§ Written problem:
Only lines with the string "chart" matter here; gather them from the material below.

§ Data provided:
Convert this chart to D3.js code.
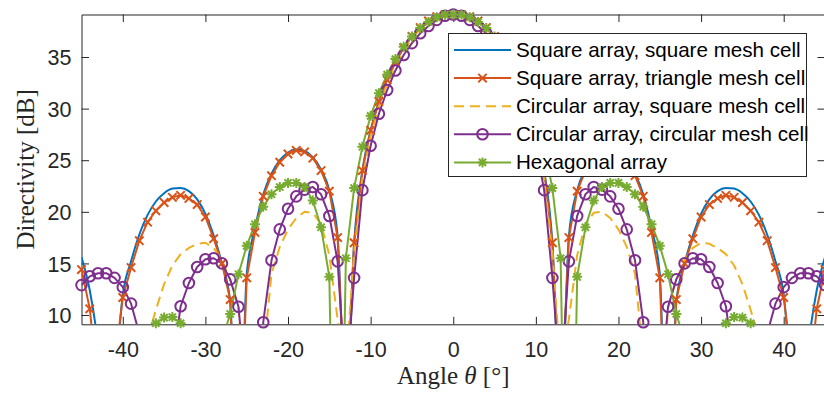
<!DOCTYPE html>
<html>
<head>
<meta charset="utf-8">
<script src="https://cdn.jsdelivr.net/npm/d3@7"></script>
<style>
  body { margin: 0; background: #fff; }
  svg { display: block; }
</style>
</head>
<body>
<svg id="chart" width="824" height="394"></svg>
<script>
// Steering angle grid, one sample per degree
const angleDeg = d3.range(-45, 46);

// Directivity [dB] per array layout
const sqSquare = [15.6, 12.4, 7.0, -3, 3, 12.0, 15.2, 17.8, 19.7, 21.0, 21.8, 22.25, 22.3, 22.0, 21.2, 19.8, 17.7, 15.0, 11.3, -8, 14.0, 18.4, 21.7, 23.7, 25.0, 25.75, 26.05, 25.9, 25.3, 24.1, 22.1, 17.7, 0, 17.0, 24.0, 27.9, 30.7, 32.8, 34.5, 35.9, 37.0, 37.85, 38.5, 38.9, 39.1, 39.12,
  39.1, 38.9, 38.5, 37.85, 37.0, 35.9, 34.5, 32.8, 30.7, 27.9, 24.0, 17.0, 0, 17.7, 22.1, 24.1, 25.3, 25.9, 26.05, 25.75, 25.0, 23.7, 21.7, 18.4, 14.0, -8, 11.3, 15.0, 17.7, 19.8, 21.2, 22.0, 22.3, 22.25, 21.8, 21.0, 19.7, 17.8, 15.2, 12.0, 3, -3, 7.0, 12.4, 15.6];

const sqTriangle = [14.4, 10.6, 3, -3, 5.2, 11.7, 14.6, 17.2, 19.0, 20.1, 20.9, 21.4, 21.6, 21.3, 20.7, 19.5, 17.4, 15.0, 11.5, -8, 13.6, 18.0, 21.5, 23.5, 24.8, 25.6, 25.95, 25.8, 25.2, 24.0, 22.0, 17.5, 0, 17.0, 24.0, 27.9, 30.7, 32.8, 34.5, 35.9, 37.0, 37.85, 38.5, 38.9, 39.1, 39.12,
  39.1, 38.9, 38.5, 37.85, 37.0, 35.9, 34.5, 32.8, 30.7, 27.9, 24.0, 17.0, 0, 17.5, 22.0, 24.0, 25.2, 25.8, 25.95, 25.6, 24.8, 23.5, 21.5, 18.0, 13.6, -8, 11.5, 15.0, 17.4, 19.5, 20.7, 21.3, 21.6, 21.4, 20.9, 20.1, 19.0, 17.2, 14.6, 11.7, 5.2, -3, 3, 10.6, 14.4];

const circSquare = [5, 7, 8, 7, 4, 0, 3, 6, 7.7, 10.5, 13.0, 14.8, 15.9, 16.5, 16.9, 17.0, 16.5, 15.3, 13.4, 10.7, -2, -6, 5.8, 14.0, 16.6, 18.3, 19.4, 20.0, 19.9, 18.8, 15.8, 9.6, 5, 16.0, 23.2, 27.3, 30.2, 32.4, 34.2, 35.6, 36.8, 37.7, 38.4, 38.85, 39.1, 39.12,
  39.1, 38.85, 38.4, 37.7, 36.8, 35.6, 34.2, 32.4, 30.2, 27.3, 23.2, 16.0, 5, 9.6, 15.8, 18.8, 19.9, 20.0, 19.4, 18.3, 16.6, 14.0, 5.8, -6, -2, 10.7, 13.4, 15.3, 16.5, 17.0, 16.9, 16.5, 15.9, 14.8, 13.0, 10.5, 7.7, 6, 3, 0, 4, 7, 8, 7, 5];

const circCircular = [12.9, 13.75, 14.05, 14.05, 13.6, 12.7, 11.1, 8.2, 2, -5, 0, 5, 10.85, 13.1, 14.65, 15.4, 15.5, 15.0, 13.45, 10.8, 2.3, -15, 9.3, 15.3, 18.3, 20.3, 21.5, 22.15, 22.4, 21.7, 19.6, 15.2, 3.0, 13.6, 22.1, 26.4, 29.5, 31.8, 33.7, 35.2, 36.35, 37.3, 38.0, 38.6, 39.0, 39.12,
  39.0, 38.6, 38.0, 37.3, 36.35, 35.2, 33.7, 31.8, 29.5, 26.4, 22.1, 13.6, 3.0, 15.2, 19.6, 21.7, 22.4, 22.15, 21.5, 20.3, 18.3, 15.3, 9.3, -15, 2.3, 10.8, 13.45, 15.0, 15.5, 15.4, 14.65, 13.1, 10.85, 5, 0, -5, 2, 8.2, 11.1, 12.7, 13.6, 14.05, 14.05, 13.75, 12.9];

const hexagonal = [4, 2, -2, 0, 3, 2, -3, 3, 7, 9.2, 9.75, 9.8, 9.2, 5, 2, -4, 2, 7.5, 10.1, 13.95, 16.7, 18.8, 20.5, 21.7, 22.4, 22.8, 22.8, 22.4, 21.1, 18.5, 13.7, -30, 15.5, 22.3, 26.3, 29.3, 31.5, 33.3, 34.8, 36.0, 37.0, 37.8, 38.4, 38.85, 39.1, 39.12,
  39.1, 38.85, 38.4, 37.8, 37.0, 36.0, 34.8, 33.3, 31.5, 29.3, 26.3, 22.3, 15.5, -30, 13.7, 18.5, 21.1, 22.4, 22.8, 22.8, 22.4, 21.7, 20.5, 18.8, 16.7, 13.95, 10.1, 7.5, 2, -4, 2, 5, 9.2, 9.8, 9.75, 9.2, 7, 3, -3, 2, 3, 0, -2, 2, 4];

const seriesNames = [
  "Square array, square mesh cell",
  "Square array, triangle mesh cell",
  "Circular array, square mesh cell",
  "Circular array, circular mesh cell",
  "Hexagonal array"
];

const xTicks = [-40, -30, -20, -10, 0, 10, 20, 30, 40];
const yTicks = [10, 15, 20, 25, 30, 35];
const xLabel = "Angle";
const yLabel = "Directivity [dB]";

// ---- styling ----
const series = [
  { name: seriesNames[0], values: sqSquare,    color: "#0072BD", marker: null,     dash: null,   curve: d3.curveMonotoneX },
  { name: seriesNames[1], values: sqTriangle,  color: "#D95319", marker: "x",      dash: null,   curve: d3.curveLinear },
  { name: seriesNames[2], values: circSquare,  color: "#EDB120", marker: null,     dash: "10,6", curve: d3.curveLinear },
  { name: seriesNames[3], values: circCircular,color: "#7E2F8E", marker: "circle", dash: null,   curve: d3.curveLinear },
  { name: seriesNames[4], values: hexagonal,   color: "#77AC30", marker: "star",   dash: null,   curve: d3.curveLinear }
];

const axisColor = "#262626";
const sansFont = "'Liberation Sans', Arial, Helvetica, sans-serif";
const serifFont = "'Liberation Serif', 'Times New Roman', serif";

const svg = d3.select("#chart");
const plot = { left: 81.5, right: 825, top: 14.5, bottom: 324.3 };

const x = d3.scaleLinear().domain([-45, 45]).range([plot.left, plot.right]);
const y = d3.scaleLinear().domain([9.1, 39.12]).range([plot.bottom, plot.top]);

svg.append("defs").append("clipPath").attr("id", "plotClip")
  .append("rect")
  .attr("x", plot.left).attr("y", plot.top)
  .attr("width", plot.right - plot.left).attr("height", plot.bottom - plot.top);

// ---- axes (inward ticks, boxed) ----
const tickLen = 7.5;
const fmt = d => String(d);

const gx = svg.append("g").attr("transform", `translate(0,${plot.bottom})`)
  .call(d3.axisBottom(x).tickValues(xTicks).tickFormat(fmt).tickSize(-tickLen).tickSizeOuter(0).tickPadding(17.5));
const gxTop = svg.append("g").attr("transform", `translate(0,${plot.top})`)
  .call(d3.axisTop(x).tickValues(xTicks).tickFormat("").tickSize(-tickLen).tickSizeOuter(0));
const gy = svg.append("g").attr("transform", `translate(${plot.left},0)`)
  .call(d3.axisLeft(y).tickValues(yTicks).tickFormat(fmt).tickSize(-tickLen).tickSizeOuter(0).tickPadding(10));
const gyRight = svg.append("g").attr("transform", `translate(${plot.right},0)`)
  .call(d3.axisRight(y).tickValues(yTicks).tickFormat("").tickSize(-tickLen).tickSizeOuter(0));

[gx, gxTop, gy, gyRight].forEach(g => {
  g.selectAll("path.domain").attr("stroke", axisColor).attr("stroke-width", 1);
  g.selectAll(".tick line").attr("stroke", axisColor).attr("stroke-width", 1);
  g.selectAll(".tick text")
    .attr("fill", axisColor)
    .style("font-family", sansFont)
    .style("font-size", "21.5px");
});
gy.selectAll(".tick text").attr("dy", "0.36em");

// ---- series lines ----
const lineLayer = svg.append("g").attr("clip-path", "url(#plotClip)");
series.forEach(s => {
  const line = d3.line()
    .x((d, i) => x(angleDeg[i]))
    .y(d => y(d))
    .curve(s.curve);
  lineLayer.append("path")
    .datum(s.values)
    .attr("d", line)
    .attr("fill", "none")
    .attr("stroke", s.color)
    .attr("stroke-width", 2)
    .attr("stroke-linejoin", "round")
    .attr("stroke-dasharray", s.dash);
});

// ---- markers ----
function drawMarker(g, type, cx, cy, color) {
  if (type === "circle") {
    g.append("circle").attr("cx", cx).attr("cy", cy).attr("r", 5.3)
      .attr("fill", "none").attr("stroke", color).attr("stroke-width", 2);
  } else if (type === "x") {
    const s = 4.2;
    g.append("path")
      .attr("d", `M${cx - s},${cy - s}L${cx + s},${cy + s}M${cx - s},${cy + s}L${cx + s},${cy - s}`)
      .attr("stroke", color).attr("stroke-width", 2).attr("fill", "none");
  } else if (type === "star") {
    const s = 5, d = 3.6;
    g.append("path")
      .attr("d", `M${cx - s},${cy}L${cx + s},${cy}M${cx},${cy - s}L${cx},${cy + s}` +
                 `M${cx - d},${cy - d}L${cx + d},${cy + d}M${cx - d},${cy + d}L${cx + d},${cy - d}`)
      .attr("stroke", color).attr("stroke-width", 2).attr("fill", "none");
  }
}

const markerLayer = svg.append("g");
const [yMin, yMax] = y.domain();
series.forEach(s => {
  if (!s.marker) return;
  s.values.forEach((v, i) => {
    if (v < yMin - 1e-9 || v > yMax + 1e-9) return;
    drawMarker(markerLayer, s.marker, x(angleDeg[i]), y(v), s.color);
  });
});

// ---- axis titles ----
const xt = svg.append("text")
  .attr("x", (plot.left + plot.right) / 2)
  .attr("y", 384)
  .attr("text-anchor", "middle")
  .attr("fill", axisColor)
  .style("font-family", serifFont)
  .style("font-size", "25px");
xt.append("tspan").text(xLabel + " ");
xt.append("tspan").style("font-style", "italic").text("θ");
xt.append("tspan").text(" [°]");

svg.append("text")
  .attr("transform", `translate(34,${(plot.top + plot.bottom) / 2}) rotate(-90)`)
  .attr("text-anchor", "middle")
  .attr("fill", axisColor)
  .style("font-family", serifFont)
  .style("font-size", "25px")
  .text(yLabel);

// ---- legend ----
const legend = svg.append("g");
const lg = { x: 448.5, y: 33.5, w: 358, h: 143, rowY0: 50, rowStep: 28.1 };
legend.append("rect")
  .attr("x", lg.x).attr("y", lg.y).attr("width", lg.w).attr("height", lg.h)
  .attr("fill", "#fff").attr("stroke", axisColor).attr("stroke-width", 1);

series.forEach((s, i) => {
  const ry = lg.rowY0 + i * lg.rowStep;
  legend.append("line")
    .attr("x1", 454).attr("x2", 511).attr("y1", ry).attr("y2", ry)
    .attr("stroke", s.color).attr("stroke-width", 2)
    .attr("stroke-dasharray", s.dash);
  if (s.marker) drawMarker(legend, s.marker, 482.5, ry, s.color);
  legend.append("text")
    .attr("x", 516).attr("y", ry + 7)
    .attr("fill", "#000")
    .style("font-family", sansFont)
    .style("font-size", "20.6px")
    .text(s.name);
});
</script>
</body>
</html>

§ Output of the exercise:
Convert this chart to D3.js code.
<svg id="chart" width="824" height="394"></svg>
const svg = d3.select("#chart");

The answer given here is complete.